South African born, Bunbury raised triathlete Ryan Bailie
earned his spot for Rio when he finished fourth at a WTS event on the Gold Coast in early April. The Australian Olympic Committee ratified his nomination in May, when he was one of six triathletes listed.
Bailie – who now lives and trains in Wollongong under the tutelage of coach Jaime Turner – highlighted his mentor’s role in helping him to Rio.
"I have been with Jamie Turner now for six years and he has made us the athletes we are today and shaped us into the people we are as well, teaching us so many life lessons outside triathlon, to help set us up after our careers,” Bailie said.
"I couldn’t even do a tumble turn in the pool until I started training with JT; I would not be an Olympian in 2016 without him – so much of it has to do with him as to where I am now.”
Another Gold Coast based West Aussie, became the tenth and most recently selected Olympic athlete for the state at the end of May, when archer Taylor Worth
secured his berth for a second Olympic campaign.
Worth at 25 years of age, will enjoy a very different Olympic experience in Rio, this time as a member of a recurve team, having debuted in London, as an individual competitor.
"Rio will be a completely different Olympic experience for me,” Worth said after receiving selection.

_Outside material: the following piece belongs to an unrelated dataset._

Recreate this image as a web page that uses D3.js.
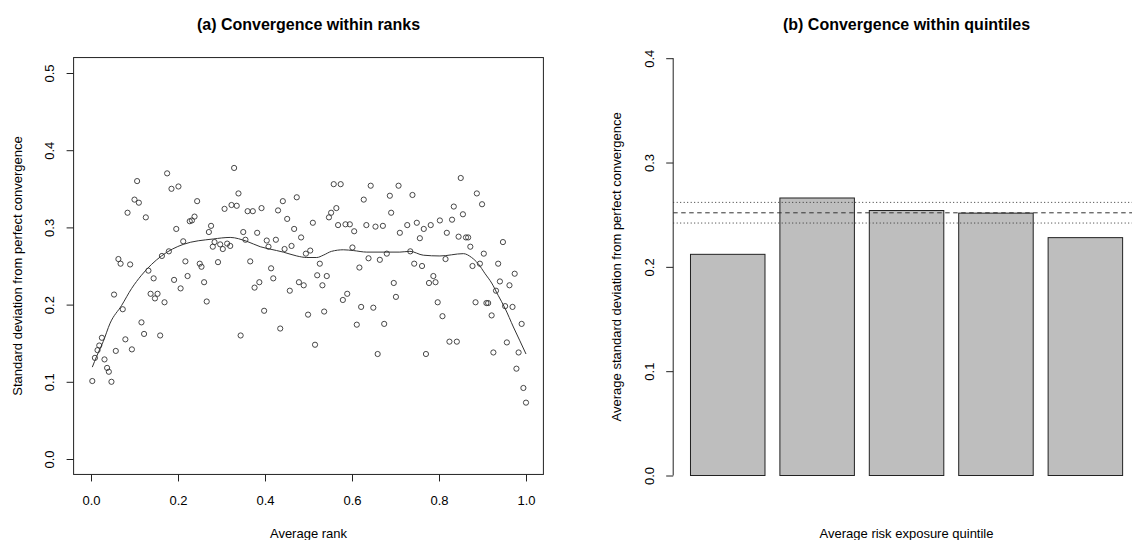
<!DOCTYPE html>
<html>
<head>
<meta charset="utf-8">
<script src="https://cdn.jsdelivr.net/npm/d3@7"></script>
<style>
  body { margin: 0; background: #fff; }
  svg text { font-family: "Liberation Sans", Arial, Helvetica, sans-serif; fill: #000; }
</style>
</head>
<body>
<svg id="chart" width="1132" height="540"></svg>
<script>
// (a) scatter: average rank vs sd from perfect convergence
const rankX = [0.003,0.009,0.015,0.019,0.025,0.031,0.037,0.041,0.047,0.053,
  0.057,0.063,0.068,0.073,0.079,0.084,0.090,0.094,0.100,0.106,
  0.110,0.116,0.122,0.126,0.132,0.137,0.144,0.147,0.153,0.159,
  0.163,0.169,0.175,0.179,0.185,0.191,0.196,0.201,0.206,0.212,
  0.217,0.222,0.227,0.232,0.238,0.244,0.250,0.254,0.260,0.266,
  0.271,0.276,0.280,0.284,0.292,0.297,0.303,0.307,0.313,0.320,
  0.323,0.329,0.335,0.339,0.344,0.350,0.355,0.360,0.366,0.372,
  0.376,0.382,0.387,
  0.392,0.398,0.404,0.408,0.414,0.419,0.425,0.430,0.435,0.441,
  0.445,0.451,0.457,0.461,0.467,0.473,0.478,0.483,0.489,0.494,
  0.499,0.504,0.510,0.515,0.520,0.526,0.532,0.536,0.542,0.547,
  0.552,0.558,0.564,0.568,0.574,0.579,0.585,0.589,0.595,0.601,
  0.605,0.611,0.617,0.621,0.627,0.633,0.638,0.643,0.649,0.654,
  0.659,0.664,0.671,0.674,0.680,0.687,0.690,0.696,0.701,0.707,0.710,
  0.727,0.734,0.739,0.743,0.749,0.756,0.761,0.765,0.770,0.777,
  0.781,0.787,0.792,0.797,0.802,0.808,0.815,0.818,0.824,0.830,
  0.834,0.841,0.845,0.850,0.855,0.862,0.867,0.872,0.877,0.884,
  0.887,0.894,0.899,0.903,0.909,0.913,0.921,0.925,0.931,0.936,
  0.940,0.947,0.952,0.956,0.962,0.969,0.974,0.978,0.983,0.990,
  0.994,1.000];
const sdY = [0.101,0.131,0.141,0.147,0.157,0.129,0.118,0.113,0.100,0.213,
  0.140,0.259,0.253,0.194,0.155,0.319,0.252,0.142,0.336,0.360,
  0.332,0.177,0.162,0.313,0.244,0.214,0.234,0.208,0.214,0.160,
  0.263,0.203,0.370,0.269,0.350,0.232,0.298,0.353,0.221,0.282,
  0.256,0.237,0.308,0.309,0.314,0.334,0.253,0.249,0.229,0.204,
  0.294,0.302,0.275,0.281,0.255,0.278,0.272,0.324,0.279,0.276,
  0.329,0.377,0.328,0.344,0.160,0.294,0.284,0.321,0.256,0.321,
  0.222,0.293,0.229,
  0.325,0.192,0.283,0.275,0.247,0.234,0.284,0.322,0.169,0.334,
  0.272,0.311,0.218,0.276,0.298,0.339,0.229,0.287,0.225,0.266,
  0.187,0.270,0.306,0.148,0.238,0.253,0.225,0.191,0.237,0.313,
  0.319,0.356,0.325,0.303,0.356,0.206,0.304,0.214,0.304,0.274,
  0.295,0.174,0.248,0.197,0.336,0.303,0.260,0.354,0.196,0.301,
  0.136,0.258,0.302,0.175,0.266,0.341,0.319,0.228,0.210,0.354,0.293,
  0.303,0.269,0.342,0.253,0.306,0.286,0.250,0.298,0.136,0.228,
  0.303,0.237,0.229,0.203,0.309,0.185,0.259,0.293,0.152,0.310,
  0.327,0.152,0.288,0.364,0.317,0.287,0.287,0.275,0.250,0.203,
  0.344,0.253,0.330,0.266,0.202,0.202,0.186,0.138,0.218,0.253,
  0.230,0.281,0.198,0.151,0.225,0.197,0.240,0.117,0.138,0.175,
  0.092,0.073];

// smoothed fit through the scatter
const smoothX = [0.003,0.013,0.028,0.044,0.0705,0.0935,0.116,0.162,0.212,0.281,
  0.320,0.358,0.389,0.411,0.442,0.473,0.496,0.519,0.534,0.553,
  0.580,0.603,0.634,0.710,0.733,0.764,0.802,0.856,0.875,0.890,
  0.906,0.921,0.936,0.952,0.971,0.986,1.000];
const smoothY = [0.119,0.133,0.152,0.176,0.199,0.221,0.238,0.263,0.278,0.285,
  0.287,0.282,0.275,0.272,0.268,0.263,0.261,0.261,0.264,0.269,
  0.271,0.270,0.268,0.268,0.269,0.264,0.263,0.266,0.261,0.253,
  0.240,0.228,0.212,0.195,0.171,0.153,0.136];

const xTicksL = [0, 0.2, 0.4, 0.6, 0.8, 1.0];
const yTicksL = [0, 0.1, 0.2, 0.3, 0.4, 0.5];

// (b) bars: quintile averages + overall mean and band
const quintiles = ["Q1", "Q2", "Q3", "Q4", "Q5"];
const barMeans = [0.212, 0.266, 0.254, 0.2515, 0.228];
const overallMean = 0.2518;
const bandLow = 0.2420;
const bandHigh = 0.2618;
const yTicksR = [0, 0.1, 0.2, 0.3, 0.4];

const svg = d3.select("#chart");
const fmt = d3.format(".1f");

// ---------- panel (a) ----------
var xL = d3.scaleLinear().domain([0, 1]).range([91, 526]);
var yL = d3.scaleLinear().domain([0, 0.5]).range([459, 73]);
var left = svg.append("g");

left.append("rect")
    .attr("x", xL(-0.04))
    .attr("y", yL(0.52))
    .attr("width", xL(1.04) - xL(-0.04))
    .attr("height", yL(-0.02) - yL(0.52))
    .attr("fill", "none")
    .attr("stroke", "#222")
    .attr("stroke-width", 1);

var xAxisL = left.append("g")
    .attr("transform", "translate(0," + yL(-0.02) + ")")
    .call(d3.axisBottom(xL).tickValues(xTicksL).tickFormat(fmt).tickSizeOuter(0).tickSize(7).tickPadding(14));
xAxisL.select(".domain").remove();

var yAxisL = left.append("g")
    .attr("transform", "translate(" + xL(-0.04) + ",0)")
    .call(d3.axisLeft(yL).tickValues(yTicksL).tickFormat(fmt).tickSizeOuter(0).tickSize(7));
yAxisL.select(".domain").remove();

[xAxisL, yAxisL].forEach(function (g) {
  g.selectAll("line").attr("stroke", "#222");
  g.selectAll("text").attr("font-size", 13).attr("font-family", null);
});
yAxisL.selectAll("text")
    .attr("transform", "rotate(-90)")
    .attr("x", 0).attr("y", -24).attr("dy", "0.35em")
    .attr("text-anchor", "middle");

left.selectAll("circle")
    .data(rankX)
    .enter()
    .append("circle")
    .attr("cx", function (d) { return xL(d); })
    .attr("cy", function (d, i) { return yL(sdY[i]); })
    .attr("r", 2.6)
    .attr("fill", "none")
    .attr("stroke", "#333")
    .attr("stroke-width", 0.9);

var smoothLine = d3.line()
    .x(function (d) { return xL(d); })
    .y(function (d, i) { return yL(smoothY[i]); })
    .curve(d3.curveMonotoneX);
left.append("path")
    .attr("d", smoothLine(smoothX))
    .attr("fill", "none")
    .attr("stroke", "#333")
    .attr("stroke-width", 1);

left.append("text")
    .attr("x", (xL(-0.04) + xL(1.04)) / 2).attr("y", 30)
    .attr("text-anchor", "middle")
    .attr("font-size", 16).attr("font-weight", "bold")
    .text("(a) Convergence within ranks");
left.append("text")
    .attr("x", (xL(-0.04) + xL(1.04)) / 2).attr("y", 538)
    .attr("text-anchor", "middle").attr("font-size", 13)
    .text("Average rank");
left.append("text")
    .attr("transform", "translate(22," + (yL(-0.02) + yL(0.52)) / 2 + ") rotate(-90)")
    .attr("text-anchor", "middle").attr("font-size", 13)
    .text("Standard deviation from perfect convergence");

// ---------- panel (b) ----------
var xR = d3.scaleLinear().domain([-0.032, 6.232]).range([673.2, 1139.9]);
var yR = d3.scaleLinear().domain([0, 0.4]).range([475.5, 58.2]);
var band = d3.scaleBand()
    .domain(quintiles)
    .range([xR(0.1), xR(6.1)])
    .paddingInner(1 / 6)
    .paddingOuter(1 / 12);
var right = svg.append("g");

var yAxisR = right.append("g")
    .attr("transform", "translate(" + xR(-0.032) + ",0)")
    .call(d3.axisLeft(yR).tickValues(yTicksR).tickFormat(fmt).tickSizeOuter(0).tickSize(7));
yAxisR.select(".domain").attr("d", "M0," + yR(0) + "V" + yR(0.4)).attr("stroke", "#222");
yAxisR.selectAll("line").attr("stroke", "#222");
yAxisR.selectAll("text")
    .attr("font-size", 13).attr("font-family", null)
    .attr("transform", "rotate(-90)")
    .attr("x", 0).attr("y", -24).attr("dy", "0.35em")
    .attr("text-anchor", "middle");

right.selectAll("rect.bar")
    .data(quintiles)
    .enter()
    .append("rect")
    .attr("class", "bar")
    .attr("x", function (d) { return band(d); })
    .attr("y", function (d, i) { return yR(barMeans[i]); })
    .attr("width", band.bandwidth())
    .attr("height", function (d, i) { return yR(0) - yR(barMeans[i]); })
    .attr("fill", "#bebebe")
    .attr("stroke", "#222")
    .attr("stroke-width", 1);

var refLines = [
  { v: bandHigh, dash: "1,2.5" },
  { v: overallMean, dash: "4.5,3.5" },
  { v: bandLow, dash: "1,2.5" }
];
right.selectAll("line.ref")
    .data(refLines)
    .enter()
    .append("line")
    .attr("class", "ref")
    .attr("x1", xR(-0.032)).attr("x2", 1132)
    .attr("y1", function (d) { return yR(d.v); })
    .attr("y2", function (d) { return yR(d.v); })
    .attr("stroke", "#333")
    .attr("stroke-width", 1)
    .attr("stroke-dasharray", function (d) { return d.dash; });

right.append("text")
    .attr("x", (xR(-0.032) + xR(6.232)) / 2).attr("y", 30)
    .attr("text-anchor", "middle")
    .attr("font-size", 16).attr("font-weight", "bold")
    .text("(b) Convergence within quintiles");
right.append("text")
    .attr("x", (xR(-0.032) + xR(6.232)) / 2).attr("y", 538)
    .attr("text-anchor", "middle").attr("font-size", 13)
    .text("Average risk exposure quintile");
right.append("text")
    .attr("transform", "translate(621," + (yR(-0.016) + yR(0.416)) / 2 + ") rotate(-90)")
    .attr("text-anchor", "middle").attr("font-size", 13)
    .text("Average standard deviation from perfect convergence");
</script>
</body>
</html>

"In London I was the sole male competitor. Now with a full team it will change the whole experience. We are all shooting really well. If we are all on song on the right day then we are capable of potentially finishing on the podium.”
The sobering side of Olympic campaigns was reminded after last month’s Australian Gymnastics Championships, when Olympians Lauren Mitchell and Emily Little both missed the sole spot available in the women’s artistic discipline, to Victorian Larrissa Miller.
Both West Aussies won national titles at the Championships in Melbourne, but with Miller also claiming gold on Floor, three didn’t go into one, with the latter preferred for the campaign in Rio.
The story that follows over the next 50 days, will combine more success and heartbreak, with up-coming selections in sports such as; Water Polo, Synchronised Swimming, Diving, Hockey, Cycling and others, set to see Western Australia’s numbers swell towards 40, as the Australian Olympic Team hovers at an anticipated 410 athletes.
The Western Australian Institute of Sport will cover all WA athletes competing in Brazil, with a #Rio2016 website soon to launch that will feature regular content, reports and results, whilst daily news will also be available via our social media accounts on Facebook
Until then, the Road to Rio will remain a compelling and captivating journey, for athletes and fans alike.